Ce document est très personnel : il évoque l’histoire et le ressenti de Frédéric Boyer, écrivain, dont une des filles a entrepris une conversion au judaïsme. Ne ratez pas la lecture de ce texte.
Depuis plus d’un an, ma fille de 18 ans, baptisée, se convertit au judaïsme. Elle le fait avec sérieux et émotion. Je n’ai pas les raisons précises qui ont pu la conduire sur ce chemin-là. Des amitiés, des rencontres. Une recherche intime dans les épreuves de la vie, une voie qu’elle a découverte pour elle-même comme un horizon possible à un renouveau, à une renaissance. Le hasard aussi, une « causalité imprévue » disait Bergson, ce qui ne signifie donc pas contrairement aux idées reçues une absence de cause.
Parce que souvent ce que nous appelons hasard n’est rien d’autre que notre disponibilité rafraîchie offerte au destin, à l’imprévu. C’est-à-dire à la force de la vie même qui est infiniment plus vaste que nous. Nous voudrions qu’il y ait toujours une nécessité raisonnable ou prévisible à nos décisions, or c’est souvent cela qui nous interdit de nous aventurer vers un inconnu susceptible de nous relancer dans la vie, par les voies détournées d’une histoire personnelle, découvrir un engagement dont le germe était déjà là, la lueur entretenue par un feu secret, sans doute allumé par d’autres raisons dont l’apparente futilité parfois révèle la légèreté de la grâce elle-même.
Pas immense à franchir
Oui, la grâce est imprévisible et légère comme le souffle. Un vendredi soir, ma fille nous a demandé de partager avec elle le repas de la veille de shabbat. Elle avait préparé le vin dans un petit gobelet argenté, et le pain à partager avec le sel. Elle a récité les prières en hébreu : « Tu es source de bénédiction, Éternel notre Dieu, Souverain du monde, Toi qui crées le fruit de la vigne. » Ce repas familial, ces prières m’ont ému profondément. J’ai pensé, ce ne sont pas seulement nos racines qui sont juives, nous chrétiens, mais d’une certaine façon c’est notre devenir qui est indéfectiblement lié à la parole de la Torah.
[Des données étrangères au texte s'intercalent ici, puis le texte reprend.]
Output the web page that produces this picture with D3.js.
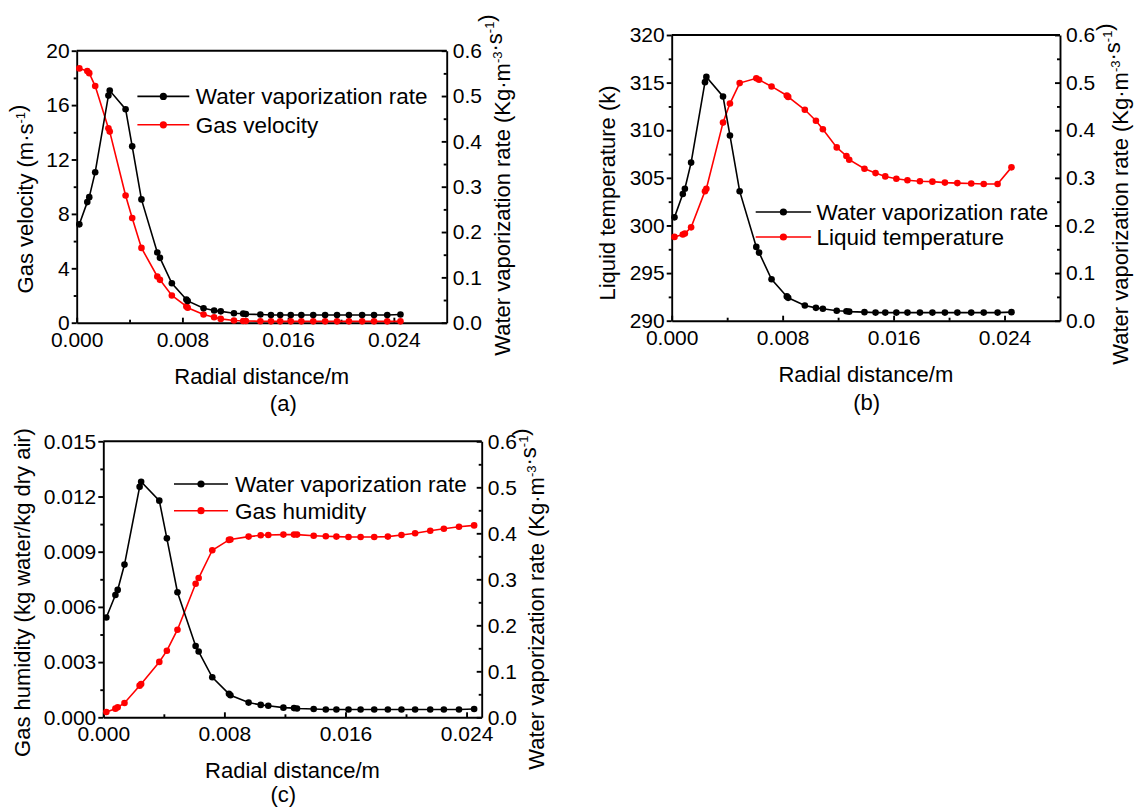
<!DOCTYPE html>
<html>
<head>
<meta charset="utf-8">
<script src="https://cdn.jsdelivr.net/npm/d3@7"></script>
<style>
body { margin: 0; background: #fff; }
svg text { font-family: "Liberation Sans", Arial, sans-serif; fill: #000; }
</style>
</head>
<body>
<svg id="chart" width="1135" height="807"></svg>
<script>
// radial positions of the computed points (m)
const radialDistance = [0.0002, 0.0008, 0.00095, 0.0014, 0.0024, 0.0025, 0.0037, 0.0042, 0.0049, 0.0061, 0.0063,
    0.0072, 0.0083, 0.0084, 0.0096, 0.0104, 0.0109, 0.0119, 0.0126, 0.0128, 0.0139, 0.0147, 0.0154, 0.0162,
    0.0170, 0.0179, 0.0188, 0.0197, 0.0206, 0.0216, 0.0225, 0.0235, 0.0245];

// Kg·m-3·s-1
const vaporizationRate = [0.217, 0.266, 0.277, 0.332, 0.501, 0.512, 0.471, 0.389, 0.272, 0.155, 0.143,
    0.087, 0.051, 0.048, 0.032, 0.027, 0.025, 0.021, 0.020, 0.019, 0.018, 0.017, 0.017, 0.017,
    0.017, 0.017, 0.017, 0.017, 0.017, 0.017, 0.017, 0.017, 0.018];

// m·s-1
const gasVelocity = [18.7, 18.5, 18.35, 17.4, 14.3, 14.05, 9.35, 7.7, 5.5, 3.4, 3.15,
    2.0, 1.2, 1.1, 0.6, 0.4, 0.28, 0.16, 0.13, 0.12, 0.11, 0.1, 0.1, 0.1,
    0.1, 0.1, 0.1, 0.1, 0.1, 0.1, 0.1, 0.1, 0.1];

// k
const liquidTemperature = [298.8, 299.05, 299.15, 299.8, 303.6, 303.85, 310.8, 312.8, 314.95, 315.45, 315.3,
    314.6, 313.65, 313.5, 312.15, 311.0, 310.1, 308.2, 307.3, 306.9, 305.95, 305.5, 305.15, 304.9,
    304.75, 304.65, 304.6, 304.5, 304.45, 304.4, 304.35, 304.35, 306.1];

// kg water / kg dry air
const gasHumidity = [0.00029, 0.00047, 0.00054, 0.00078, 0.00172, 0.00181, 0.00301, 0.00362, 0.00476, 0.00726, 0.00757,
    0.00908, 0.00964, 0.00966, 0.00982, 0.00989, 0.00991, 0.00993, 0.00993, 0.00993, 0.00987, 0.00984, 0.00982, 0.0098,
    0.0098, 0.0098, 0.00982, 0.00991, 0.0100, 0.01014, 0.01025, 0.01036, 0.01043];

const xTicks = [0, 0.008, 0.016, 0.024];
const xMinorTicks = [0.004, 0.012, 0.020];
const velocityTicks = [0, 4, 8, 12, 16, 20];
const velocityMinorTicks = [2, 6, 10, 14, 18];
const temperatureTicks = [290, 295, 300, 305, 310, 315, 320];
const temperatureMinorTicks = [292.5, 297.5, 302.5, 307.5, 312.5, 317.5];
const humidityTicks = [0, 0.003, 0.006, 0.009, 0.012, 0.015];
const humidityMinorTicks = [0.0015, 0.0045, 0.0075, 0.0105, 0.0135];
const rateTicks = [0, 0.1, 0.2, 0.3, 0.4, 0.5, 0.6];
const rateMinorTicks = [0.05, 0.15, 0.25, 0.35, 0.45, 0.55];

const RED = "#ff0000";
const BLACK = "#000000";
const FONT = '"Liberation Sans", Arial, sans-serif';
const TICK_FONT = 21;
const TITLE_FONT = 22;
const LEGEND_FONT = 22.5;

const svg = d3.select("#chart");

// text with "^" parts as superscripts
function richText(sel, parts) {
    parts.forEach(p => {
        if (p.startsWith("^")) {
            sel.append("tspan").attr("dy", -8).attr("font-size", 13).text(p.slice(1));
            sel.append("tspan").attr("dy", 8).text("");
        } else {
            sel.append("tspan").text(p);
        }
    });
}

function styleAxis(g) {
    g.attr("font-family", FONT).attr("font-size", TICK_FONT);
    g.selectAll("path, line").attr("stroke", "#000").attr("stroke-width", 1.9);
    g.selectAll("text").attr("fill", "#000");
}

function drawPanel(p) {
    const g = svg.append("g");
    const x = d3.scaleLinear().domain([0, p.xMax]).range([p.left, p.right]);
    const yL = d3.scaleLinear().domain(p.leftDomain).range([p.bottom, p.top]);
    const yR = d3.scaleLinear().domain([0, 0.6]).range([p.bottom, p.top]);

    // top border
    g.append("line").attr("x1", p.left).attr("x2", p.right).attr("y1", p.top).attr("y2", p.top)
        .attr("stroke", "#000").attr("stroke-width", 1.9);

    // bottom axis, ticks inward
    const bx = g.append("g").attr("transform", `translate(0,${p.bottom})`)
        .call(d3.axisBottom(x).tickValues(xTicks).tickFormat(d3.format(".3f"))
            .tickSize(-5).tickSizeOuter(0).tickPadding(9));
    styleAxis(bx);
    const bxm = g.append("g").attr("transform", `translate(0,${p.bottom})`)
        .call(d3.axisBottom(x).tickValues(xMinorTicks).tickFormat("").tickSize(-3).tickSizeOuter(0));
    bxm.select(".domain").remove();
    styleAxis(bxm);

    // left axis, ticks outward
    const ly = g.append("g").attr("transform", `translate(${p.left},0)`)
        .call(d3.axisLeft(yL).tickValues(p.leftTicks).tickFormat(p.leftFormat)
            .tickSize(5).tickSizeOuter(0).tickPadding(2));
    styleAxis(ly);
    const lym = g.append("g").attr("transform", `translate(${p.left},0)`)
        .call(d3.axisLeft(yL).tickValues(p.leftMinor).tickFormat("").tickSize(3).tickSizeOuter(0));
    lym.select(".domain").remove();
    styleAxis(lym);

    // right axis, ticks inward
    const ry = g.append("g").attr("transform", `translate(${p.right},0)`)
        .call(d3.axisRight(yR).tickValues(rateTicks).tickFormat(d3.format(".1f"))
            .tickSize(-5).tickSizeOuter(0).tickPadding(6));
    styleAxis(ry);
    const rym = g.append("g").attr("transform", `translate(${p.right},0)`)
        .call(d3.axisRight(yR).tickValues(rateMinorTicks).tickFormat("").tickSize(-3).tickSizeOuter(0));
    rym.select(".domain").remove();
    styleAxis(rym);

    // series
    const series = [
        { values: p.leftSeries, y: yL, color: RED },
        { values: vaporizationRate, y: yR, color: BLACK }
    ];
    series.forEach(s => {
        const pts = radialDistance.map((d, i) => [x(d), s.y(s.values[i])]);
        g.append("path").attr("d", d3.line()(pts))
            .attr("fill", "none").attr("stroke", s.color).attr("stroke-width", 1.6);
        g.selectAll(null).data(pts).enter().append("circle")
            .attr("cx", d => d[0]).attr("cy", d => d[1]).attr("r", 3.3).attr("fill", s.color);
    });

    // legend
    const legendRows = [
        { label: "Water vaporization rate", color: BLACK, y: p.legend.y1 },
        { label: p.leftName, color: RED, y: p.legend.y2 }
    ];
    legendRows.forEach(r => {
        g.append("line").attr("x1", p.legend.x1).attr("x2", p.legend.x2).attr("y1", r.y).attr("y2", r.y)
            .attr("stroke", r.color).attr("stroke-width", 1.6);
        g.append("circle").attr("cx", (p.legend.x1 + p.legend.x2) / 2).attr("cy", r.y).attr("r", 3.6).attr("fill", r.color);
        g.append("text").attr("x", p.legend.tx).attr("y", r.y).attr("dy", "0.35em")
            .attr("font-size", LEGEND_FONT).text(r.label);
    });

    // axis titles
    g.append("text").attr("x", (p.left + p.right) / 2).attr("y", p.bottom + 61)
        .attr("text-anchor", "middle").attr("font-size", TITLE_FONT).text("Radial distance/m");
    g.append("text").attr("x", p.letterX).attr("y", p.bottom + p.letterDy)
        .attr("text-anchor", "middle").attr("font-size", TITLE_FONT).text(p.letter);

    const lt = g.append("text").attr("transform", `translate(${p.leftTitle[0]},${p.leftTitle[1]}) rotate(-90)`)
        .attr("text-anchor", "middle").attr("dy", "0.35em").attr("font-size", TITLE_FONT);
    richText(lt, p.leftTitleParts);

    const rt = g.append("text").attr("transform", `translate(${p.rightTitle[0]},${p.rightTitle[1]}) rotate(-90)`)
        .attr("text-anchor", "middle").attr("dy", "0.35em").attr("font-size", TITLE_FONT);
    richText(rt, ["Water vaporization rate (Kg·m", "^-3", "·s", "^-1", ")"]);
}

drawPanel({
    left: 76.7, right: 446.7, top: 50.7, bottom: 322.7, xMax: 0.028,
    leftDomain: [0, 20], leftTicks: velocityTicks, leftMinor: velocityMinorTicks, leftFormat: d3.format("d"),
    leftSeries: gasVelocity, leftName: "Gas velocity",
    legend: { x1: 137.4, x2: 189.3, tx: 195.8, y1: 96.4, y2: 124.8 },
    leftTitle: [25, 199], leftTitleParts: ["Gas velocity (m·s", "^-1", ")"],
    rightTitle: [502, 185],
    letter: "(a)", letterX: 283.3, letterDy: 88
});

drawPanel({
    left: 671.7, right: 1060, top: 35, bottom: 320.7, xMax: 0.028,
    leftDomain: [290, 320], leftTicks: temperatureTicks, leftMinor: temperatureMinorTicks, leftFormat: d3.format("d"),
    leftSeries: liquidTemperature, leftName: "Liquid temperature",
    legend: { x1: 755.7, x2: 811.1, tx: 816.5, y1: 212, y2: 237 },
    leftTitle: [607, 193], leftTitleParts: ["Liquid temperature (k)"],
    rightTitle: [1120, 194],
    letter: "(b)", letterX: 866.7, letterDy: 89.5
});

drawPanel({
    left: 103.3, right: 481.7, top: 441.3, bottom: 717.3, xMax: 0.025,
    leftDomain: [0, 0.015], leftTicks: humidityTicks, leftMinor: humidityMinorTicks, leftFormat: d3.format(".3f"),
    leftSeries: gasHumidity, leftName: "Gas humidity",
    legend: { x1: 174, x2: 228, tx: 235, y1: 484, y2: 510.7 },
    leftTitle: [22.5, 592.5], leftTitleParts: ["Gas humidity (kg water/kg dry air)"],
    rightTitle: [536, 599],
    letter: "(c)", letterX: 283.3, letterDy: 84.4
});
</script>
</body>
</html>
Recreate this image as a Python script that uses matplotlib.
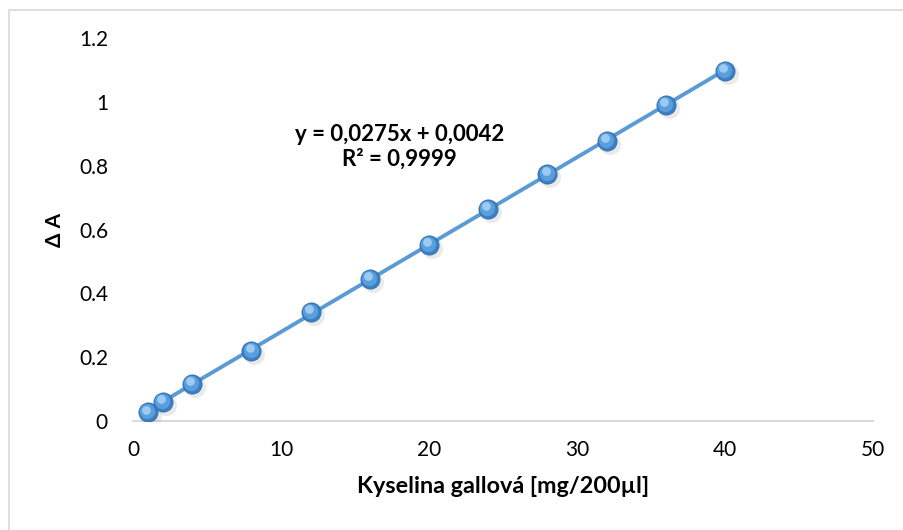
import matplotlib.pyplot as plt
import numpy as np
from matplotlib.patches import Rectangle

# Data
x_vals = [1, 2, 4, 8, 12, 16, 20, 24, 28, 32, 36, 40]
a_vals = [0.028, 0.060, 0.116, 0.220, 0.342, 0.445, 0.552, 0.665, 0.774, 0.878, 0.990, 1.097]
eq_text = "y = 0,0275x + 0,0042\nR² = 0,9999"

plt.rcParams['font.family'] = ['Lato', 'DejaVu Sans']

fig = plt.figure(figsize=(9.04, 5.30), dpi=100)
ax = fig.add_axes([133 / 904, 1 - 421 / 530, 740 / 904, 383 / 530])

# chart border
fig.patches.append(Rectangle((9 / 904, -0.1), 1.2, 1 - 10 / 530 + 0.1, transform=fig.transFigure,
                             fill=False, edgecolor='#d9d9d9', linewidth=1.2))

# trendline
coef = np.polyfit(x_vals, a_vals, 1)
xt = np.array([min(x_vals), max(x_vals)])
ax.plot(xt, np.polyval(coef, xt), color='#5b9bd5', linewidth=2.8, zorder=2)

# sphere-like markers
ax.scatter(np.array(x_vals) + 0.2, np.array(a_vals) - 0.01, s=230, color='#9a9a9a', alpha=0.2,
           linewidths=0, zorder=3)
ax.scatter(x_vals, a_vals, s=190, color='#3a80c4', edgecolors='#2f6eab', linewidths=0.6, zorder=4)
ax.scatter(np.array(x_vals) - 0.05, np.array(a_vals) + 0.003, s=120, color='#5b9edc', linewidths=0, zorder=5)
ax.scatter(np.array(x_vals) - 0.12, np.array(a_vals) + 0.008, s=40, color='#9ccaf0', linewidths=0, zorder=6)

ax.text(18.0, 0.860, eq_text, ha='center', va='center', fontsize=16, fontweight='bold',
        linespacing=1.2)

ax.set_xlim(0, 50)
ax.set_ylim(0, 1.2)
ax.set_xticks([0, 10, 20, 30, 40, 50])
ax.set_yticks([0, 0.2, 0.4, 0.6, 0.8, 1.0, 1.2])
ax.set_yticklabels(['0', '0.2', '0.4', '0.6', '0.8', '1', '1.2'])
ax.tick_params(length=0, labelsize=15, pad=14)
ax.tick_params(axis='y', pad=18)

for s in ['top', 'right', 'left']:
    ax.spines[s].set_visible(False)
ax.spines['bottom'].set_color('#d9d9d9')
ax.spines['bottom'].set_linewidth(1.5)

ax.set_xlabel("Kyselina gallová [mg/200µl]", fontsize=16.8, fontweight='bold', labelpad=11)
ax.set_ylabel("Δ A", fontsize=15, fontweight='bold', labelpad=10)

fig.savefig('out.png', dpi=100)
En réalité, nous sommes unis au destin du peuple juif, à sa fidélité. Et si l’Église a su, même si tardivement, et après quelle barbarie, reconnaître ce peuple comme notre « frère aîné », même si la déclaration Nostra Aetate, en 1965 par le second concile du Vatican, est considérée à juste titre comme marquant un tournant dans l’histoire des relations entre l’Église et le peuple juif, même si depuis l’Église s’est toujours engagée sur le chemin de la repentance et du dialogue, nous sommes encore devant un pas immense à franchir, immense parce qu’il engage peut-être notre histoire spirituelle commune.
Ignominie devenue un fonds commun
De la compréhension eschatologique de notre fraternité dépend notre avenir comme « peuple de Dieu » mais aussi comme humanité au service de laquelle nous sommes tous appelés. La lecture de textes chrétiens parmi les plus anciens nous rappelle une ignominie devenue longtemps le fonds commun du discours chrétien sur le sujet : le peuple juif déchu, l’Église lui est substituée comme peuple de Dieu ; les juifs sont dépossédés des Écritures, l’Église en détient la clé de leur interprétation, et elles se retournent même contre eux pour les condamner. Je viens récemment de retraduire les Évangiles parce qu’en tant que chrétien je veux interroger leur judaïté, faire entendre le cœur brûlant de la discussion menée par un jeune rabbi galiléen avec les siens, dans les synagogues, jusqu’au Temple de Jérusalem.
Ces débats, ces récits, que la mémoire évangélique aura en quelque sorte vocalisés, écrits et composés, ne témoignent pas d’abord d’une rupture mais du souci impérieux de nous accorder à la parole de la Torah qui donne vie, au besoin d’interpréter entre nous les Écritures de la Tradition, de nous laisser interpeller, mettre en cause aussi, si nous voulons guérir nos déchirures. J’ai compris ainsi que la conversion de ma fille était le signe de notre propre conversion toujours à faire, toujours à risquer.